**EXERCISE:** Exactly the lines from the one containing "Reproduce this chart with Apache ECharts." through the one containing "const pairs = (xs, ys)" must be returned; include both ends and nothing else.

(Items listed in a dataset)
════════════════
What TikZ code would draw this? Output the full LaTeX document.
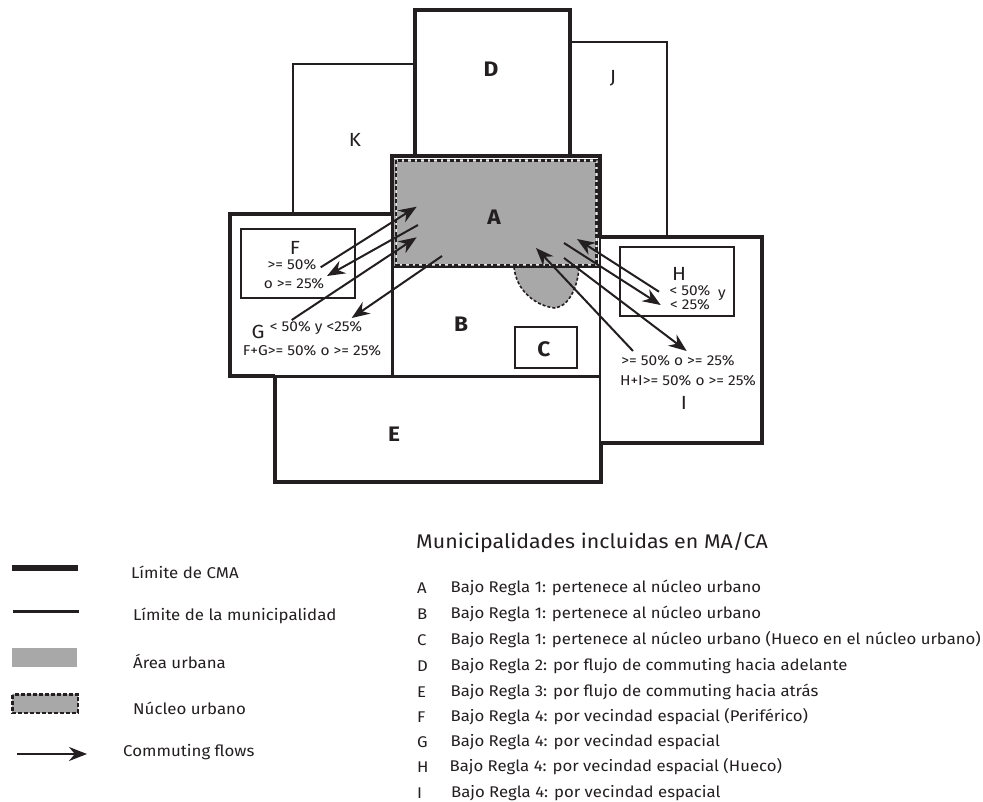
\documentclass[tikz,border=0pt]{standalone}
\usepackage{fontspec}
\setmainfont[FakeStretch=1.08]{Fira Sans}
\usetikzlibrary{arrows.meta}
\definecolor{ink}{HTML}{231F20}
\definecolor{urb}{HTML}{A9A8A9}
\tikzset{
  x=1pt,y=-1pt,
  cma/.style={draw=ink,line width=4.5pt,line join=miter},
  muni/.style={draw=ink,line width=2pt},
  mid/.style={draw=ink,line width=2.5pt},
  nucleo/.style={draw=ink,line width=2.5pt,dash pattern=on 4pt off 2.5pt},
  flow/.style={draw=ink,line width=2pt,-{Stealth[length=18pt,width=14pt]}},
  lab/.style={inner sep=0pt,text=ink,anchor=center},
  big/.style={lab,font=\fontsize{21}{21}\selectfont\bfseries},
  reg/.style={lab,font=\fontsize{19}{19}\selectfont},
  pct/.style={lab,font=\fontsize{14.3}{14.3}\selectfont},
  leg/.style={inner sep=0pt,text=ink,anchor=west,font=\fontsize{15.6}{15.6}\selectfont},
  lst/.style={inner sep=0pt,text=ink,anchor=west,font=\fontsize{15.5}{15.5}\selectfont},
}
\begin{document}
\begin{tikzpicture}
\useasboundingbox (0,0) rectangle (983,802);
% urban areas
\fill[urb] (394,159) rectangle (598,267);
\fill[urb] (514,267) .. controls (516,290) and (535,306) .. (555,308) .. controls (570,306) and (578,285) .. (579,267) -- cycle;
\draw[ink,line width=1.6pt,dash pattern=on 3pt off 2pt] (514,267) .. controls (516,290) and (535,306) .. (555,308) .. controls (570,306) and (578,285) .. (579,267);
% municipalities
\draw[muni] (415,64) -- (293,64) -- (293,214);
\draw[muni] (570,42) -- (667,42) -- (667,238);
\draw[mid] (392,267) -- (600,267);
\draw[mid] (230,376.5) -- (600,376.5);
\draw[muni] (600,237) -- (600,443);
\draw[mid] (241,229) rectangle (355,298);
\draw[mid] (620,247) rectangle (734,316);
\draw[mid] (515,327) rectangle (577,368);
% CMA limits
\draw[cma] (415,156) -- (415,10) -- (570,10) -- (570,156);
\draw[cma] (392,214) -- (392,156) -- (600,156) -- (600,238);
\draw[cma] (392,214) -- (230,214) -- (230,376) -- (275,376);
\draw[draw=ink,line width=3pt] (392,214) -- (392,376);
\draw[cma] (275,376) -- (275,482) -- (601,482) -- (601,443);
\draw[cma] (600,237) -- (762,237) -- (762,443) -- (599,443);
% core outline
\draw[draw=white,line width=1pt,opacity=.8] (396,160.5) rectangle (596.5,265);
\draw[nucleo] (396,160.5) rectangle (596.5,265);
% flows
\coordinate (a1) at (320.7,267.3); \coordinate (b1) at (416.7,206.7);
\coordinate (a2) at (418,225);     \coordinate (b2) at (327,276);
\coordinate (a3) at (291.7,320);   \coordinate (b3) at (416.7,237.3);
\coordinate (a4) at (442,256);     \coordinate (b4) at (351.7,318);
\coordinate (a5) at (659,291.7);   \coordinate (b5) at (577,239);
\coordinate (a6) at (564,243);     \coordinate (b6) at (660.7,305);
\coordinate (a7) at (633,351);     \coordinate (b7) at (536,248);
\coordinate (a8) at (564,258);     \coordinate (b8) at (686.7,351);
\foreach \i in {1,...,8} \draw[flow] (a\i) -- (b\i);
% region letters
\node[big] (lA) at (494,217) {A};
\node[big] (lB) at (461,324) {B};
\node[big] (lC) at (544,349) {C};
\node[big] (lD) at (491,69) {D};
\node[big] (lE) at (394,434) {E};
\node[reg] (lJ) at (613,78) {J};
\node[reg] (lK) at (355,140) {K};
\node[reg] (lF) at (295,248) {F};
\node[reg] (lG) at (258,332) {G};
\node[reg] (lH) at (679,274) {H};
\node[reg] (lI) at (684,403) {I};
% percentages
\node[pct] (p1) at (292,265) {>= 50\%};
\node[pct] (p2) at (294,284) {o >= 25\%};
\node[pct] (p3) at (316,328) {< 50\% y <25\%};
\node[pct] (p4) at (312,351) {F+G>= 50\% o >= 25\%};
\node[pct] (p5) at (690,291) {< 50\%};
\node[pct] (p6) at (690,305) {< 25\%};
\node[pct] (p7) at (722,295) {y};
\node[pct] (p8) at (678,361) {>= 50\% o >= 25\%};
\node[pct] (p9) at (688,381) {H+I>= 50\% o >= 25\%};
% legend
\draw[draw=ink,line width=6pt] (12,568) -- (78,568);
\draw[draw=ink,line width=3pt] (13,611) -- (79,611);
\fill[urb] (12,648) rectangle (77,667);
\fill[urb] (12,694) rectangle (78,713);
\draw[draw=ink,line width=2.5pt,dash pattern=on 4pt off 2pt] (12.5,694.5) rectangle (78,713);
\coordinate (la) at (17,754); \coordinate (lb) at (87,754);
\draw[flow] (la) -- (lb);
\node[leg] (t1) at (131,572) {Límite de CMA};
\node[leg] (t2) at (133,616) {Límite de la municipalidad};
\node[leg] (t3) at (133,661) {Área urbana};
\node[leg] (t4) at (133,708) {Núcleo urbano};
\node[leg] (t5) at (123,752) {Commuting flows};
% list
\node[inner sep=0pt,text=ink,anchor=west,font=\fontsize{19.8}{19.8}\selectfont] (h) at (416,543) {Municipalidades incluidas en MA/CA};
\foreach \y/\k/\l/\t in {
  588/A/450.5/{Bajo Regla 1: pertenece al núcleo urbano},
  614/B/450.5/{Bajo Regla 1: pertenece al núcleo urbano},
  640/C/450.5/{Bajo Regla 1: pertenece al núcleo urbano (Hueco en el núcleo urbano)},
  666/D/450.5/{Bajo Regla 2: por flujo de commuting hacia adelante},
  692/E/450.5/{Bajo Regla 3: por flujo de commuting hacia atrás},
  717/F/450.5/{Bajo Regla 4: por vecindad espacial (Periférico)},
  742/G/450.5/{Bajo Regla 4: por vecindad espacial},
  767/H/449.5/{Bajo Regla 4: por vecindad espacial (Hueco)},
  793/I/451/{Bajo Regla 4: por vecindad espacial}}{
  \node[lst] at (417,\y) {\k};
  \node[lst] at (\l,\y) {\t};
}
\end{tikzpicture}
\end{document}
════════════════
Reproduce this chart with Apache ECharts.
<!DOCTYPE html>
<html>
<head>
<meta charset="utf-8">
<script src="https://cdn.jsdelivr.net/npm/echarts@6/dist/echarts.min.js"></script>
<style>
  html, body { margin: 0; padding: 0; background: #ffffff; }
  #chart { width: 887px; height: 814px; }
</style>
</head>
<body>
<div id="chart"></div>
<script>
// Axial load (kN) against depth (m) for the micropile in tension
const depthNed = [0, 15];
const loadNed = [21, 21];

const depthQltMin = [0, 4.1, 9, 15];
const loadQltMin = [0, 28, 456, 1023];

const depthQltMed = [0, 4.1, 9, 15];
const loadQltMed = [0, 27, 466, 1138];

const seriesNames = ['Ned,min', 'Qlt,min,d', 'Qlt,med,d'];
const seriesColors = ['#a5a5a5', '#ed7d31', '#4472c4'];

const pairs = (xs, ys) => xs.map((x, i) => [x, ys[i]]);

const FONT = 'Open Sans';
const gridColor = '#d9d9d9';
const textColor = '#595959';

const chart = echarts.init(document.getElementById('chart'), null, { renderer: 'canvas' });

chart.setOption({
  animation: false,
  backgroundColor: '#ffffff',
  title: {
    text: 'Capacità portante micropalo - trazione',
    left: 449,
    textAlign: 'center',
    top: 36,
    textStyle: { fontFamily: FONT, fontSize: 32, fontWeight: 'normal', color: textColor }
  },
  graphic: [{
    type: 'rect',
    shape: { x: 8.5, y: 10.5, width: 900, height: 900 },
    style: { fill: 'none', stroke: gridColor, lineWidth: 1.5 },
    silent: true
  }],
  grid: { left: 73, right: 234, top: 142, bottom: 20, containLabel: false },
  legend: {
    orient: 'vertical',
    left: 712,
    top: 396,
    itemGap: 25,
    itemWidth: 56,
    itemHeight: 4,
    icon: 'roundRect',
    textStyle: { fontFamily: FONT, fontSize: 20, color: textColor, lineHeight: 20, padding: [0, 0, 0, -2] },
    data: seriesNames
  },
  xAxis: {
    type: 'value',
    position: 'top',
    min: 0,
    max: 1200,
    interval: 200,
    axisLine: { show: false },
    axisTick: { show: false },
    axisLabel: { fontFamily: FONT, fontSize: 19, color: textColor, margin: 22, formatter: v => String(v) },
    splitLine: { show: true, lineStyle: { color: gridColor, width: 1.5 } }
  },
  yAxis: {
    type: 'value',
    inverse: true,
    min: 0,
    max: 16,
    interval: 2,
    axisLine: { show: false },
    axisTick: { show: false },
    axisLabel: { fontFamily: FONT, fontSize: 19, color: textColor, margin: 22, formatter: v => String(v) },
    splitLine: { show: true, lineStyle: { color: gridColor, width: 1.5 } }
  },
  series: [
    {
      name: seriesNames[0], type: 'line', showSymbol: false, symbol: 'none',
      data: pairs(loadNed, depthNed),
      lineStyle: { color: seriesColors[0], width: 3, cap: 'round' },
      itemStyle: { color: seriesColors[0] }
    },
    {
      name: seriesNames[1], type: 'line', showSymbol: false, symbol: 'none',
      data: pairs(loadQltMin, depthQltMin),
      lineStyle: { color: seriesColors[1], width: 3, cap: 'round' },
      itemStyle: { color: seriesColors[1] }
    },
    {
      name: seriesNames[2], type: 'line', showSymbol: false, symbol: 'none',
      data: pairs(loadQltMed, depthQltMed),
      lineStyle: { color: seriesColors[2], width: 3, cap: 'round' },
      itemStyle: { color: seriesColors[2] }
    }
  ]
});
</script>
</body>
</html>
════════════════
**REPLY:**
Reproduce this chart with Apache ECharts.
<!DOCTYPE html>
<html>
<head>
<meta charset="utf-8">
<script src="https://cdn.jsdelivr.net/npm/echarts@6/dist/echarts.min.js"></script>
<style>
  html, body { margin: 0; padding: 0; background: #ffffff; }
  #chart { width: 887px; height: 814px; }
</style>
</head>
<body>
<div id="chart"></div>
<script>
// Axial load (kN) against depth (m) for the micropile in tension
const depthNed = [0, 15];
const loadNed = [21, 21];

const depthQltMin = [0, 4.1, 9, 15];
const loadQltMin = [0, 28, 456, 1023];

const depthQltMed = [0, 4.1, 9, 15];
const loadQltMed = [0, 27, 466, 1138];

const seriesNames = ['Ned,min', 'Qlt,min,d', 'Qlt,med,d'];
const seriesColors = ['#a5a5a5', '#ed7d31', '#4472c4'];

const pairs = (xs, ys) => xs.map((x, i) => [x, ys[i]]);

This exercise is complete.